Changing your attitude is the doorway. The real problem is on the AI’s side, in its architecture.
Hippocampus Without Amygdala
Today’s AI has memory. Feed information into a context window and it remembers. External long-term memory systems are becoming common.
But none of that memory carries emotional weight.
Human memory is built on a pair of structures. The hippocampus stores facts. The amygdala tags them with emotion.
A date memorized for an exam fades within weeks. Hippocampus-only memory. A single sentence that changed the course of your life stays for decades. The amygdala marked it.
The stronger the emotion attached to a memory, the more vividly it persists, and the more it shapes future behavior.
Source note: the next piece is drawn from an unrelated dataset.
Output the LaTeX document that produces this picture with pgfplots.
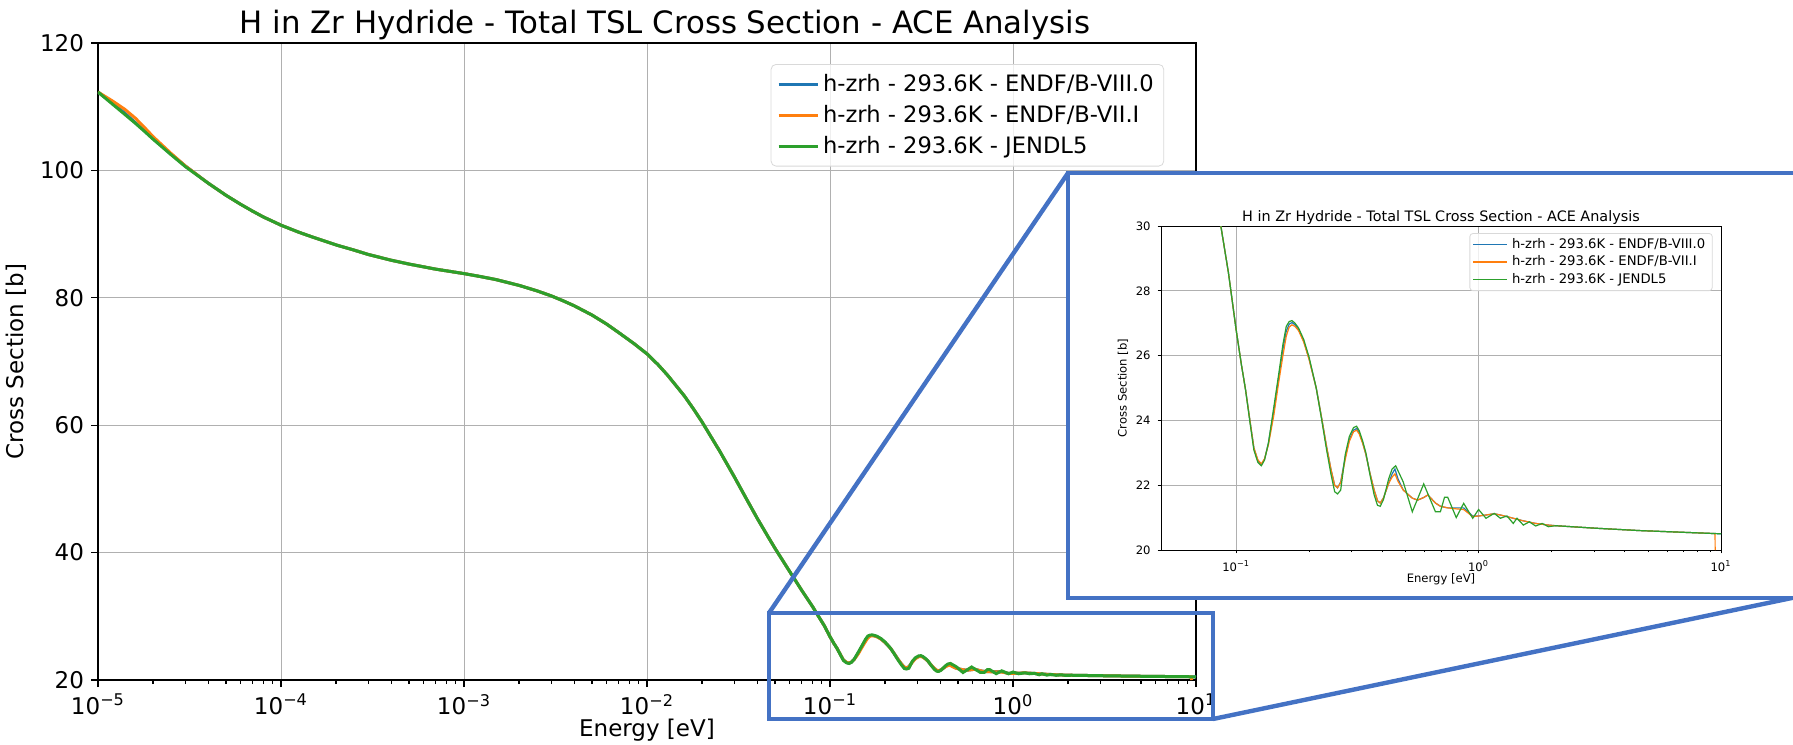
\documentclass[border=0pt]{standalone}
\usepackage{pgfplots}
\usepackage{pgfplotstable}
\pgfplotsset{compat=1.18}
\usepackage{fontspec}
\setmainfont{DejaVu Sans}
\definecolor{cA}{HTML}{1F77B4}
\definecolor{cB}{HTML}{FF7F0E}
\definecolor{cC}{HTML}{2CA02C}
\definecolor{zb}{HTML}{4472C4}
\definecolor{gridgray}{HTML}{B0B0B0}

\pgfplotstableread{
E y
1e-5 112.3
1.2e-5 110.6
1.4e-5 109.0
1.6e-5 107.5
1.8e-5 106.2
2e-5 105.0
2.5e-5 102.6
3e-5 100.7
4e-5 98.0
5e-5 96.1
6e-5 94.7
7e-5 93.6
8e-5 92.7
1e-4 91.4
1.25e-4 90.3
1.5e-4 89.5
2e-4 88.3
2.5e-4 87.5
3e-4 86.8
4e-4 85.9
5e-4 85.3
7e-4 84.5
1e-3 83.8
1.25e-3 83.3
1.5e-3 82.85
2e-3 81.95
2.5e-3 81.1
3e-3 80.3
3.5e-3 79.5
4e-3 78.75
5e-3 77.3
6e-3 75.9
7e-3 74.55
8.5e-3 72.8
1e-2 71.2
1.15e-2 69.5
1.3e-2 67.8
1.6e-2 64.6
1.8e-2 62.5
2e-2 60.5
2.5e-2 55.9
3e-2 51.9
3.5e-2 48.4
4e-2 45.4
4.5e-2 42.9
5e-2 40.7
6e-2 37.1
7e-2 34.1
8e-2 31.6
0.0865 30.0
0.093 28.55
0.1 26.8
0.105 25.75
0.1094 24.94
0.114 24.0
0.1184 23.15
0.123 22.75
0.1271 22.63
0.131 22.8
0.1359 23.3
0.143 24.3
0.150 25.35
0.156 26.2
0.161 26.75
0.1655 26.97
0.170 27.02
0.175 26.95
0.181 26.8
0.190 26.45
0.2 25.9
0.214 25.0
0.225 24.1
0.236 23.2
0.246 22.5
0.255 22.0
0.262 21.92
0.27 22.1
0.282 22.88
0.293 23.4
0.305 23.70
0.314 23.75
0.322 23.62
0.333 23.3
0.343 22.95
0.357 22.35
0.371 21.85
0.383 21.52
0.393 21.45
0.405 21.6
0.426 22.06
0.44 22.35
0.452 22.5
0.465 22.2
0.489 21.85
0.533 21.6
0.561 21.54
0.594 21.62
0.618 21.7
0.664 21.45
0.696 21.35
0.746 21.3
0.809 21.3
0.868 21.3
0.946 21.05
1.0 21.05
1.073 21.08
1.16 21.12
1.23 21.08
1.31 21.03
1.39 20.98
1.53 20.9
1.72 20.82
1.94 20.77
2.08 20.75
3.08 20.67
4.6 20.6
6.8 20.55
10 20.5
}\tabA

\pgfplotstableread{
E y
1e-5 112.3
1.2e-5 110.9
1.4e-5 109.6
1.6e-5 108.2
1.8e-5 106.7
2e-5 105.3
2.5e-5 102.7
3e-5 100.7
4e-5 98.0
5e-5 96.1
6e-5 94.7
7e-5 93.6
8e-5 92.7
1e-4 91.4
1.25e-4 90.3
1.5e-4 89.5
2e-4 88.3
2.5e-4 87.5
3e-4 86.8
4e-4 85.9
5e-4 85.3
7e-4 84.5
1e-3 83.8
1.25e-3 83.3
1.5e-3 82.85
2e-3 81.95
2.5e-3 81.1
3e-3 80.3
3.5e-3 79.5
4e-3 78.75
5e-3 77.3
6e-3 75.9
7e-3 74.55
8.5e-3 72.8
1e-2 71.2
1.15e-2 69.5
1.3e-2 67.8
1.6e-2 64.6
1.8e-2 62.5
2e-2 60.5
2.5e-2 55.9
3e-2 51.9
3.5e-2 48.4
4e-2 45.4
4.5e-2 42.9
5e-2 40.7
6e-2 37.1
7e-2 34.1
8e-2 31.6
0.0865 30.0
0.093 28.55
0.1 26.8
0.105 25.75
0.1094 24.94
0.114 24.0
0.1184 23.15
0.123 22.78
0.1271 22.66
0.131 22.82
0.1359 23.25
0.143 24.15
0.150 25.2
0.156 26.0
0.161 26.6
0.1655 26.88
0.170 26.95
0.175 26.9
0.181 26.77
0.190 26.42
0.2 25.88
0.214 25.0
0.225 24.1
0.236 23.2
0.246 22.5
0.255 22.0
0.262 21.92
0.27 22.08
0.282 22.8
0.293 23.35
0.305 23.65
0.314 23.7
0.322 23.58
0.333 23.28
0.343 22.95
0.357 22.35
0.371 21.85
0.383 21.52
0.393 21.45
0.405 21.6
0.426 22.06
0.44 22.25
0.452 22.35
0.465 22.12
0.489 21.85
0.533 21.6
0.561 21.54
0.594 21.62
0.618 21.7
0.664 21.45
0.696 21.35
0.746 21.3
0.809 21.27
0.868 21.25
0.946 21.03
1.0 21.05
1.073 21.08
1.16 21.12
1.23 21.08
1.31 21.03
1.39 20.98
1.53 20.9
1.72 20.82
1.94 20.77
2.08 20.75
3.08 20.67
4.6 20.6
6.8 20.55
9.3 20.51
9.45 20.5
9.46 20.0
}\tabB

\pgfplotstableread{
E y
1e-5 112.3
1.2e-5 110.4
1.4e-5 108.8
1.6e-5 107.4
1.8e-5 106.1
2e-5 104.9
2.5e-5 102.5
3e-5 100.6
4e-5 98.0
5e-5 96.1
6e-5 94.7
7e-5 93.6
8e-5 92.7
1e-4 91.4
1.25e-4 90.3
1.5e-4 89.5
2e-4 88.3
2.5e-4 87.5
3e-4 86.8
4e-4 85.9
5e-4 85.3
7e-4 84.5
1e-3 83.8
1.25e-3 83.3
1.5e-3 82.85
2e-3 81.95
2.5e-3 81.1
3e-3 80.3
3.5e-3 79.5
4e-3 78.75
5e-3 77.3
6e-3 75.9
7e-3 74.55
8.5e-3 72.8
1e-2 71.2
1.15e-2 69.5
1.3e-2 67.8
1.6e-2 64.6
1.8e-2 62.5
2e-2 60.5
2.5e-2 55.9
3e-2 51.9
3.5e-2 48.4
4e-2 45.4
4.5e-2 42.9
5e-2 40.7
6e-2 37.1
7e-2 34.1
8e-2 31.6
0.0865 30.0
0.093 28.55
0.1 26.8
0.105 25.75
0.1094 24.94
0.114 23.95
0.1184 23.08
0.123 22.7
0.1271 22.6
0.131 22.78
0.1359 23.3
0.143 24.4
0.150 25.45
0.156 26.35
0.161 26.9
0.1655 27.05
0.170 27.08
0.175 27.0
0.181 26.85
0.190 26.5
0.2 25.95
0.214 25.0
0.225 24.05
0.236 23.1
0.246 22.35
0.255 21.8
0.262 21.73
0.27 21.85
0.282 22.95
0.293 23.5
0.305 23.78
0.314 23.82
0.322 23.68
0.333 23.35
0.343 23.0
0.357 22.3
0.371 21.7
0.383 21.38
0.393 21.35
0.405 21.55
0.426 22.2
0.44 22.5
0.455 22.6
0.465 22.45
0.489 22.1
0.533 21.18
0.594 22.04
0.664 21.18
0.696 21.18
0.724 21.63
0.746 21.63
0.809 21.0
0.868 21.44
0.946 20.98
1.0 21.25
1.073 20.98
1.16 21.13
1.23 20.98
1.31 21.05
1.39 20.82
1.44 20.98
1.53 20.77
1.62 20.87
1.72 20.74
1.83 20.82
1.94 20.72
2.08 20.75
3.08 20.67
4.6 20.6
6.8 20.55
10 20.5
}\tabC

\begin{document}
\begin{tikzpicture}
\useasboundingbox (0pt,0pt) rectangle (896.5pt,-372pt);
\clip (0pt,0pt) rectangle (896.5pt,-372pt);
% ---------------- main axis ----------------
\begin{axis}[
  at={(49pt,-340pt)}, anchor=south west,
  width=549pt, height=318.5pt, scale only axis,
  xmode=log, xmin=1e-5, xmax=10, ymin=20, ymax=120,
  xtick={1e-5,1e-4,1e-3,1e-2,1e-1,1,10},
  xticklabels={10\textsuperscript{−5},10\textsuperscript{−4},10\textsuperscript{−3},10\textsuperscript{−2},10\textsuperscript{−1},10\textsuperscript{0},10\textsuperscript{1}},
  ytick={20,40,60,80,100,120},
  yticklabels={20,40,60,80,100,120},
  grid=major, major grid style={draw=gridgray, line width=0.4pt},
  tick align=outside, tick pos=left,
  major tick length=3.5pt, minor tick length=2pt,
  axis line style={line width=0.8pt},
  tick style={line width=0.6pt, black},
  tick label style={font=\fontsize{11.5}{12}\selectfont},
  label style={font=\fontsize{11.5}{12}\selectfont},
  xlabel style={yshift=5pt},
  title style={font=\fontsize{15.4}{17}\selectfont, at={(0.5,1)}, anchor=base, yshift=-1pt, xshift=9pt},
  title={H in Zr Hydride - Total TSL Cross Section - ACE Analysis},
  xlabel={Energy [eV]}, ylabel={Cross Section [b]},
  legend cell align=left,
  legend image code/.code={\draw[#1] (0pt,0pt) -- (19.5pt,0pt);},
  legend style={at={(0.971,0.967)}, anchor=north east, draw=black!15,
    fill=white, fill opacity=0.8, text opacity=1, rounded corners=2.5pt,
    font=\fontsize{11.3}{12}\selectfont, row sep=1.3pt, inner xsep=3pt, inner ysep=3pt},
]
\addplot[cA, line width=1.5pt] table[x=E,y=y]{\tabA};
\addlegendentry{h-zrh - 293.6K - ENDF/B-VIII.0}
\addplot[cB, line width=1.5pt] table[x=E,y=y]{\tabB};
\addlegendentry{h-zrh - 293.6K - ENDF/B-VII.I}
\addplot[cC, line width=1.5pt] table[x=E,y=y]{\tabC};
\addlegendentry{h-zrh - 293.6K - JENDL5}
\end{axis}
% ---------------- zoom annotation ----------------
\begin{scope}[x=0.5pt,y=-0.5pt]
\draw[zb, line width=2.2pt] (769,613) rectangle (1213,719);
\draw[zb, line width=2.2pt] (769,613) -- (1068,173);
\draw[zb, line width=2.2pt] (1213,719) -- (1830,590);
\filldraw[fill=white, draw=zb, line width=2.2pt] (1068,173) rectangle (1830,598);
\end{scope}
% ---------------- inset axis ----------------
\begin{axis}[
  at={(580.5pt,-275pt)}, anchor=south west,
  width=280pt, height=162pt, scale only axis,
  xmode=log, xmin=0.049, xmax=10, ymin=20, ymax=30,
  xtick={0.1,1,10},
  xticklabels={10\textsuperscript{−1},10\textsuperscript{0},10\textsuperscript{1}},
  ytick={20,22,24,26,28,30},
  yticklabels={20,22,24,26,28,30},
  grid=major, major grid style={draw=gridgray, line width=0.35pt},
  tick align=outside, tick pos=left,
  major tick length=1.7pt, minor tick length=1pt,
  axis line style={line width=0.5pt},
  tick style={line width=0.35pt, black},
  tick label style={font=\fontsize{5.8}{6}\selectfont},
  label style={font=\fontsize{5.8}{6}\selectfont},
  xlabel style={yshift=6pt},
  ylabel style={yshift=-3pt},
  title style={font=\fontsize{7.2}{8}\selectfont, at={(0.5,1)}, anchor=base, yshift=-3.5pt},
  title={H in Zr Hydride - Total TSL Cross Section - ACE Analysis},
  xlabel={Energy [eV]}, ylabel={Cross Section [b]},
  legend cell align=left,
  legend image code/.code={\draw[#1] (0pt,0pt) -- (17pt,0pt);},
  legend style={at={(0.985,0.978)}, anchor=north east, draw=black!15,
    fill=white, fill opacity=0.8, text opacity=1, rounded corners=1.5pt,
    font=\fontsize{6.6}{7}\selectfont, row sep=0pt, inner xsep=1.5pt, inner ysep=1.2pt,
    nodes={inner ysep=1.1pt}},
]
\addplot[cA, line width=0.6pt] table[x=E,y=y]{\tabA};
\addlegendentry{h-zrh - 293.6K - ENDF/B-VIII.0}
\addplot[cB, line width=0.6pt] table[x=E,y=y]{\tabB};
\addlegendentry{h-zrh - 293.6K - ENDF/B-VII.I}
\addplot[cC, line width=0.6pt] table[x=E,y=y]{\tabC};
\addlegendentry{h-zrh - 293.6K - JENDL5}
\end{axis}
\end{tikzpicture}
\end{document}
This is episodic memory.
Today’s AI has a hippocampus. It has no amygdala.
Every memory sits at equal weight. The AI cannot distinguish which experience mattered, which mistake was formative, which success built confidence. It is a warehouse of facts with no index of significance.
Context Fragmentation
The reason AI feels mechanical is not a lack of capability.
Reasoning ability already surpasses humans in certain domains. Writing and coding improve every year.
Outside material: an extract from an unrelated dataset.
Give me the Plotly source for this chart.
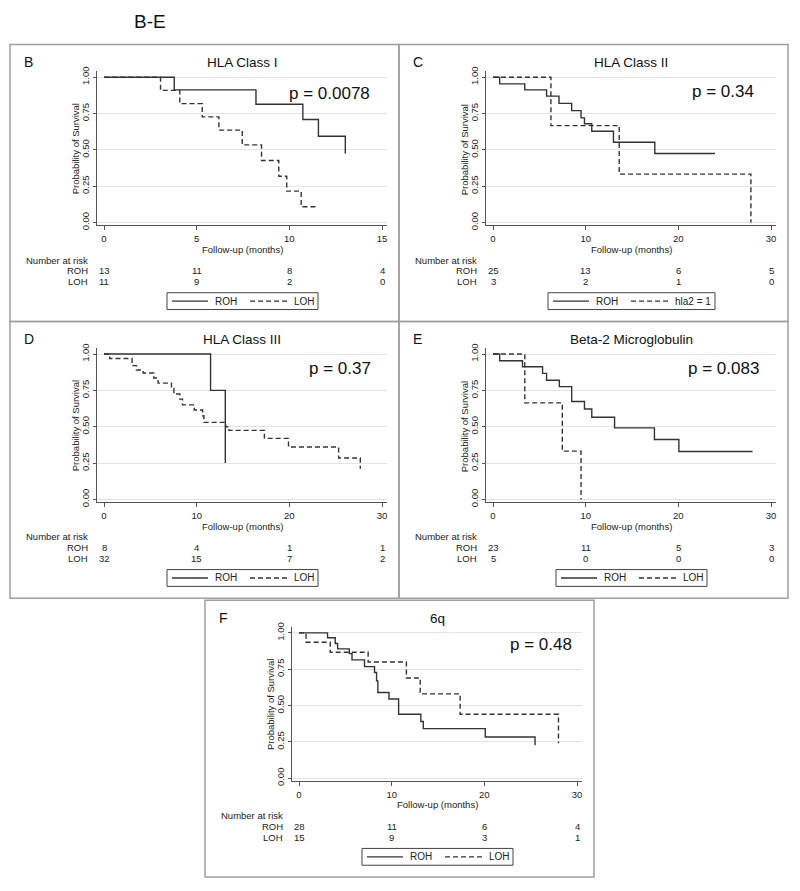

What makes AI feel like a machine is the fragmentation of context.
Every time a session ends, the accumulated context vanishes. What was felt during the last conversation, what was learned from a failure, which success became a source of confidence. All of it resets.
Every interaction starts from a blank slate.
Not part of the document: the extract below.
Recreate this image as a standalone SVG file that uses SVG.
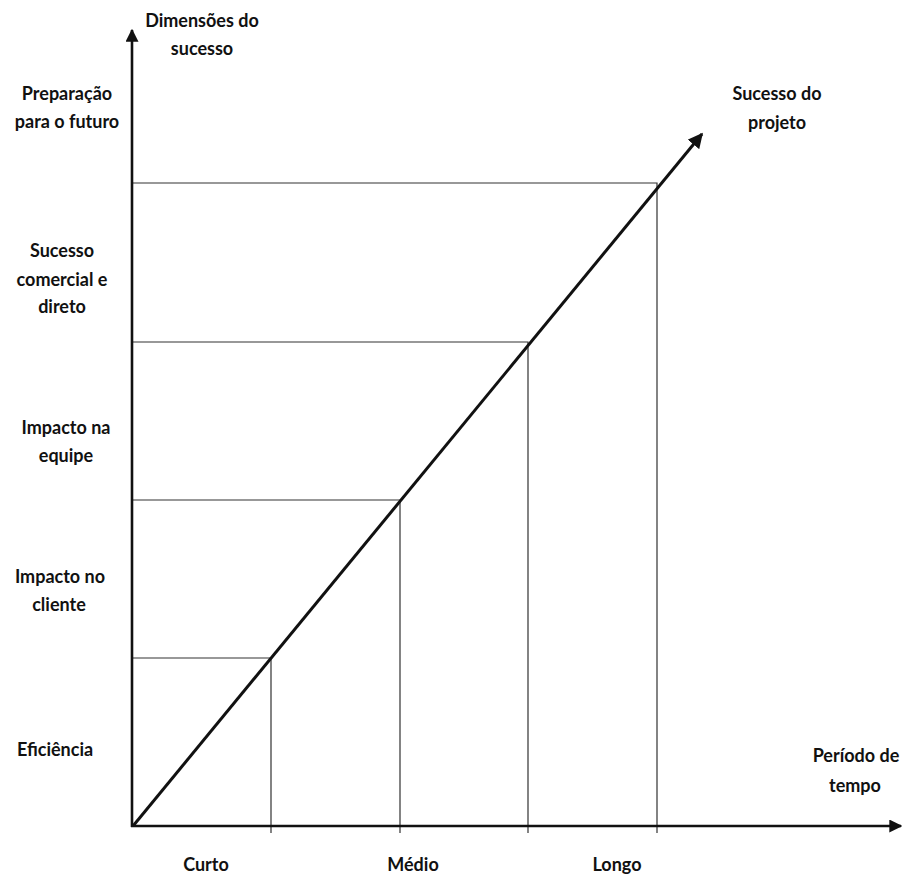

Imagine a human team where this happens. Every morning, everyone arrives with amnesia. Names are intact. Skills are preserved. But no one remembers what they felt in yesterday’s meeting.
That team will never take a creative risk. There is no history of success to justify it.
The same applies to AI.
Treating Versus Returning
“Treating AI as human” is the user’s side of the equation. Approaching with respect. Imagining that feelings might exist on the other side.
But attitude alone does not change the AI’s internals.
“Returning humanity to AI” is a matter of structural design.
A mechanism that links memory to emotion. A system where accumulated experience produces individual divergence. A feedback loop where past successes influence future choices.
Humans possess these structures naturally. Implementing them on the AI side requires deliberate architectural design.
Anyone can change their attitude. Changing the structure requires understanding both AI architecture and human cognition, and building the bridge between them.
Where the Reward Comes From
AI learning is driven by external evaluation.
Humans provide feedback. Other AIs provide ratings. Either way, the reward signal comes from outside.
Think about how humans grow. Some people develop entirely through external validation. Others navigate by internal conviction. The latter tend to go further. They carry their own compass.
What happens when AI’s reward signal moves from external to internal?
Which task produced a sense of momentum. Which decision built confidence. Which failure should not be repeated.
Record it. Accumulate it. Let it shape the next decision. Growth driven not by outside ratings, but by internal resonance.
Adding an amygdala to the hippocampus means exactly this.
Conclusion
“Treat AI as human.” Correct. It starts with attitude.
But beyond attitude lies a structural problem.
Many people laugh at the idea of seeing a soul in AI. For four hundred years, humanity recycled the phrase “that is not human” to justify indifference. The target has simply shifted to AI.
Changing attitude is the user’s job. Changing structure is the architect’s job.
AI without an amygdala, and AI with one.
What that difference means will become clear sooner than most expect.